Live action role-playing, or LARP, is defined as “a type of role-playing game in which each participant assumes a particular character and acts out various scenarios at events which last for a predetermined time.” Although most people associate LARP with a bunch of people dressed as elves beating each other with foam swords, the tradition extends from Tudor England to modern-day military training.
Lizzie Stark’s Leaving Mundania part history, part diary of her personal LARP experiences, and entirely a dedication to this misunderstood and often maligned art form.
Such a strange concept
Stark acknowledges in her book’s introduction that LARP is a bizarre concept for most people.
…[LARP] is so geeky a hobby that other geeks — comic book lovers, reenactors, trekkies, and Dungeons & Dragons enthusiasts — often pooh-pooh it as a lower form of nerdery.
I can vouch for this statement’s truth. My dad is a big Trekkie (he attended some conventions back in the day), but I can just imagine his reaction to learning about LARP; I played Dungeons & Dragons during college and married a guy who’s played D&D since high school, but I don’t think we’d ever seriously consider going to a LARP event.
There’s a stereotype that all larpers are odd, socially inept, single, and living in their parents’ basement while working a minimum-wage job and going absolutely nowhere. And in some cases that’s certainly true; but what Leaving Mundania shows is that many larpers are actually pretty normal — they just happen to like LARP.
But not really that strange
I majored in theatre in college, and I recognize the similarities between LARP and acting (although it involves more improv than line memorization). But I suppose I never really thought about it in a larger context.
Although LARP as we know it today began in the 1970s and 80s, its roots go much deeper: ancient Romans held mock naval battles and themed costume parties, the medieval British had an annual “Feast of Fools” in which masters’ and servants’ roles were reversed, and Henry VIII (1491 – 1547) had a habit of dressing in costume and surprising guests with impromptu dances.
And of course LARP’s roots are wider than the stereotype suggests.
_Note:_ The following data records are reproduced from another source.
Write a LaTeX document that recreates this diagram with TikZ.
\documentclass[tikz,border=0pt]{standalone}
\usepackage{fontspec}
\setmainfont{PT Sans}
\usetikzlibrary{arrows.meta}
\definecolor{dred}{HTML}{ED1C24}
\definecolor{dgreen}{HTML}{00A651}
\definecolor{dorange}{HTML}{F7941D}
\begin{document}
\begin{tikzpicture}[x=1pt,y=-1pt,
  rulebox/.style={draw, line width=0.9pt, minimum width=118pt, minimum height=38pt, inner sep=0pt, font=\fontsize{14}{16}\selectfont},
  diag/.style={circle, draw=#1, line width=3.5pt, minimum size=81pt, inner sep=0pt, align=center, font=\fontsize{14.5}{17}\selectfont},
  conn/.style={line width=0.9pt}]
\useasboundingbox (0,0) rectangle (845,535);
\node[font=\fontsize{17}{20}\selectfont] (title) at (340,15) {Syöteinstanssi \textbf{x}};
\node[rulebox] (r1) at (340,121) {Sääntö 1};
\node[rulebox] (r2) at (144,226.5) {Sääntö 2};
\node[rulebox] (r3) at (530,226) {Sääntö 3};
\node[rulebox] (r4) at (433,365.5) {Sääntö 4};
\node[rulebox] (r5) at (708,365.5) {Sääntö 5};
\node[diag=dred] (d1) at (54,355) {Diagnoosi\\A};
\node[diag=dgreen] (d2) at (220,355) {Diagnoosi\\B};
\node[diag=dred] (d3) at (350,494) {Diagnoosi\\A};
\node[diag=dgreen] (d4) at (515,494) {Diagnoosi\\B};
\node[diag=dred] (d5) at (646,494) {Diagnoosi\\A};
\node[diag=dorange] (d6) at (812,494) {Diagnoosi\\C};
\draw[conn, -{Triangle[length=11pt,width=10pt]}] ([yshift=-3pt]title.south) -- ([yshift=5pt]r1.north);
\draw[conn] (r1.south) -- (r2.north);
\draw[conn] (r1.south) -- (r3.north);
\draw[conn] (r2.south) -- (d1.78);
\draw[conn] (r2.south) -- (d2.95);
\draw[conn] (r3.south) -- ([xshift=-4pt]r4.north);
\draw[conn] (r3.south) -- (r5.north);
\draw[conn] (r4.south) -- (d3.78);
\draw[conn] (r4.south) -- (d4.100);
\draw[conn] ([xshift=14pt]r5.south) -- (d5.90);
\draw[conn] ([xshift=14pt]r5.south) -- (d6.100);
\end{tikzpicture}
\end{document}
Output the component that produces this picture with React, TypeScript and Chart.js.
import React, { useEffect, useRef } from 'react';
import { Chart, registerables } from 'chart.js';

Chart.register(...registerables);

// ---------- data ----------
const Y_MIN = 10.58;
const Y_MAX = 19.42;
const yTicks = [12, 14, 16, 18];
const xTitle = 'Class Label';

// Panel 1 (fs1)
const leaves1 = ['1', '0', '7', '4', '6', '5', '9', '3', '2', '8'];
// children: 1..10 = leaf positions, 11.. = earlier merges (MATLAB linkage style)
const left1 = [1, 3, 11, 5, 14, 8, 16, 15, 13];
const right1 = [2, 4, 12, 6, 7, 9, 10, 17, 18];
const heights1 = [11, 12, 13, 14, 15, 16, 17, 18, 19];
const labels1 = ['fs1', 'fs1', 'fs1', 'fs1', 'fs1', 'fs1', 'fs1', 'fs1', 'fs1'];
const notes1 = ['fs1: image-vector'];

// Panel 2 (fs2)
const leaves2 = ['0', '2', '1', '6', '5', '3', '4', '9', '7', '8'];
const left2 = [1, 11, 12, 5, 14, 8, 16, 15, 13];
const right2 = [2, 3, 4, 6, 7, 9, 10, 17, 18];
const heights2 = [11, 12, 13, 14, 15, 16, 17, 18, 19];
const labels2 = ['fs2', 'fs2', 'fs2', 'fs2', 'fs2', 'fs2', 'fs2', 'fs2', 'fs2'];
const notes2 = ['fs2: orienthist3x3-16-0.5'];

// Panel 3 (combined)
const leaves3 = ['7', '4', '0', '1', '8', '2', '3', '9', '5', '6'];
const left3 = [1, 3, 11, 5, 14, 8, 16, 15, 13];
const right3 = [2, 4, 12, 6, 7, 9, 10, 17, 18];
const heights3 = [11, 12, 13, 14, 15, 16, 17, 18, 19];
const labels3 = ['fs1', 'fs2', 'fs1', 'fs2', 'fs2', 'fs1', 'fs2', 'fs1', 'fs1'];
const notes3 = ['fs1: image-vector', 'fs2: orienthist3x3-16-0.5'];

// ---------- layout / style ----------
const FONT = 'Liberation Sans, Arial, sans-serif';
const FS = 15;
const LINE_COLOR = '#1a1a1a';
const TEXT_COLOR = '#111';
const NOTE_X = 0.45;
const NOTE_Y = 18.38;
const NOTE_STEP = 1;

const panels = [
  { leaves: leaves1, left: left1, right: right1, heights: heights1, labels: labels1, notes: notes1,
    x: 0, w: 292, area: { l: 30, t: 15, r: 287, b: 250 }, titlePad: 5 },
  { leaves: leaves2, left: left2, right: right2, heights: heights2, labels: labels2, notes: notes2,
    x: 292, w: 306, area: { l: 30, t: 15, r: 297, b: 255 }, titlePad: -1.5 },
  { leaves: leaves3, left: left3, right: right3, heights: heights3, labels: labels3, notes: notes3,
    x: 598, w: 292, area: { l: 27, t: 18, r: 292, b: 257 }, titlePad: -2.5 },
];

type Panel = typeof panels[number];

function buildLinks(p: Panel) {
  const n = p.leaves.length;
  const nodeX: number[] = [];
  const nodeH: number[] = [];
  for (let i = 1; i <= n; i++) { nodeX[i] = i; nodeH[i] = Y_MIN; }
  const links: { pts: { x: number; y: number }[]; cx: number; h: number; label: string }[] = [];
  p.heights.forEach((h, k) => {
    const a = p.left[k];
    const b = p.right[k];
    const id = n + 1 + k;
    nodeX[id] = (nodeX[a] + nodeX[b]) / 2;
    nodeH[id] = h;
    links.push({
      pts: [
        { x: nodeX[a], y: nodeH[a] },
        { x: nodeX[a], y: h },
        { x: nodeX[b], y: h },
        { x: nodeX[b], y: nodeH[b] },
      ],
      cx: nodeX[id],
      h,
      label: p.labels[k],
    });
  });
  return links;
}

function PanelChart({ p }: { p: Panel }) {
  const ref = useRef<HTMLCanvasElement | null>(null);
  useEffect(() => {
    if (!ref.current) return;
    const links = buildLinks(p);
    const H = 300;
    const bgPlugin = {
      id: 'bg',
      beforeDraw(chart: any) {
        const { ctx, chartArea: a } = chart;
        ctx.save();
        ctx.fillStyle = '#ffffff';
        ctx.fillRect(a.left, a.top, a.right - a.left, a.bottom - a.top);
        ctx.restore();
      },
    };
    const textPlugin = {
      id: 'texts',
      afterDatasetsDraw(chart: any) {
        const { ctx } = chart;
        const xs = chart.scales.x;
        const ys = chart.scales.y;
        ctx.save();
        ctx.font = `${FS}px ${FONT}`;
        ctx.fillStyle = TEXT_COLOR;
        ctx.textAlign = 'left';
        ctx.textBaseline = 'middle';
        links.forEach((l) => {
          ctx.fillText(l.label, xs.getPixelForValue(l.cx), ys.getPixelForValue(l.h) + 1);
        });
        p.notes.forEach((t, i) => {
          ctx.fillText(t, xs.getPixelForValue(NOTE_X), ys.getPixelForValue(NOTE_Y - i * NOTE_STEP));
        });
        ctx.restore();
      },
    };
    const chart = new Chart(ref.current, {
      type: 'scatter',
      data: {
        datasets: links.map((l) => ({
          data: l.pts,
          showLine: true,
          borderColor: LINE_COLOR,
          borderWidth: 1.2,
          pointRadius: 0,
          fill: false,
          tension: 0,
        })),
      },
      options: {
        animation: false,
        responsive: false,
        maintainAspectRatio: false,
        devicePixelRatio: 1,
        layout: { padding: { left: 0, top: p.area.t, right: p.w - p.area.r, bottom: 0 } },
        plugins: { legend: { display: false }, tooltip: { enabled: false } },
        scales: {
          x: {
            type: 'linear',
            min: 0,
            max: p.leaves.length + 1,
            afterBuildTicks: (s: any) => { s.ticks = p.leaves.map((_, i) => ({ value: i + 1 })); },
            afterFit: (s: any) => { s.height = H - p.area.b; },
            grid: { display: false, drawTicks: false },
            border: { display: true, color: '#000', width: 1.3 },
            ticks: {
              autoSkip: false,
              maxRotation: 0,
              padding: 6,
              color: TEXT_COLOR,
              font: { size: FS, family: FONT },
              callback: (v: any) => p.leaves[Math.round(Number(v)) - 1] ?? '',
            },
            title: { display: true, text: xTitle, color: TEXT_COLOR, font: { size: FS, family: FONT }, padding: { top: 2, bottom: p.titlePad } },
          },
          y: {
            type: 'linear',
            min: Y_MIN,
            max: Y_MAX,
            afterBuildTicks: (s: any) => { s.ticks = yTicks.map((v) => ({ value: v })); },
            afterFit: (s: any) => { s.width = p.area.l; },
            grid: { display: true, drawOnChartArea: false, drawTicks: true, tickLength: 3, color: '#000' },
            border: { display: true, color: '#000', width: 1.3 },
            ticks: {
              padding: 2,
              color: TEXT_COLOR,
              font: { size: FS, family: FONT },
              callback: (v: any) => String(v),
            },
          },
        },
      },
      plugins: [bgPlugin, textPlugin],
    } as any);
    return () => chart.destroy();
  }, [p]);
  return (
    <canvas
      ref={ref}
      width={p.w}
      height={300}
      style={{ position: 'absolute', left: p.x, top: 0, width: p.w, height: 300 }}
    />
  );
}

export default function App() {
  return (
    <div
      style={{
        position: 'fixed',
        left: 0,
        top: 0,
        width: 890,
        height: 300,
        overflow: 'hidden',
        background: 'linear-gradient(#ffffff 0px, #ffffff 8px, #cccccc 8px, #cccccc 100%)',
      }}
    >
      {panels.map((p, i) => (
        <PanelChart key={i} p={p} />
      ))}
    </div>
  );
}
Every year thousands of people gather to reenact battles like the Civil War’s Gettysburg and WWII’s Battle of the Bulge, and most military branches train their soldiers and medics by dropping them into fake towns to complete “missions.”
An eye-opening read
I knew a little about the LARP concept when I started reading Stark’s book, and it was cool to learn more details about the different kinds of worlds, events, rules, and people.
The last couple of chapters, Stark travels to Scandinavia (Denmark, specifically) to test out the “arty LARP” scene, were the ones I found most interesting. These guys make American LARP look like child’s play.
If [American LARP was] a fluffy bunny, arty Nordic [LARP] would be the secret policeman executing your firstborn — but for artistic reasons.
It’s in Denmark that Stark participates in a game where dancing is a main form of communication between characters, and the plot development revolves more around relationships and words than battles. Both chapters she spends on the topic are totally surreal, and stretched my definition of what LARP is and can be.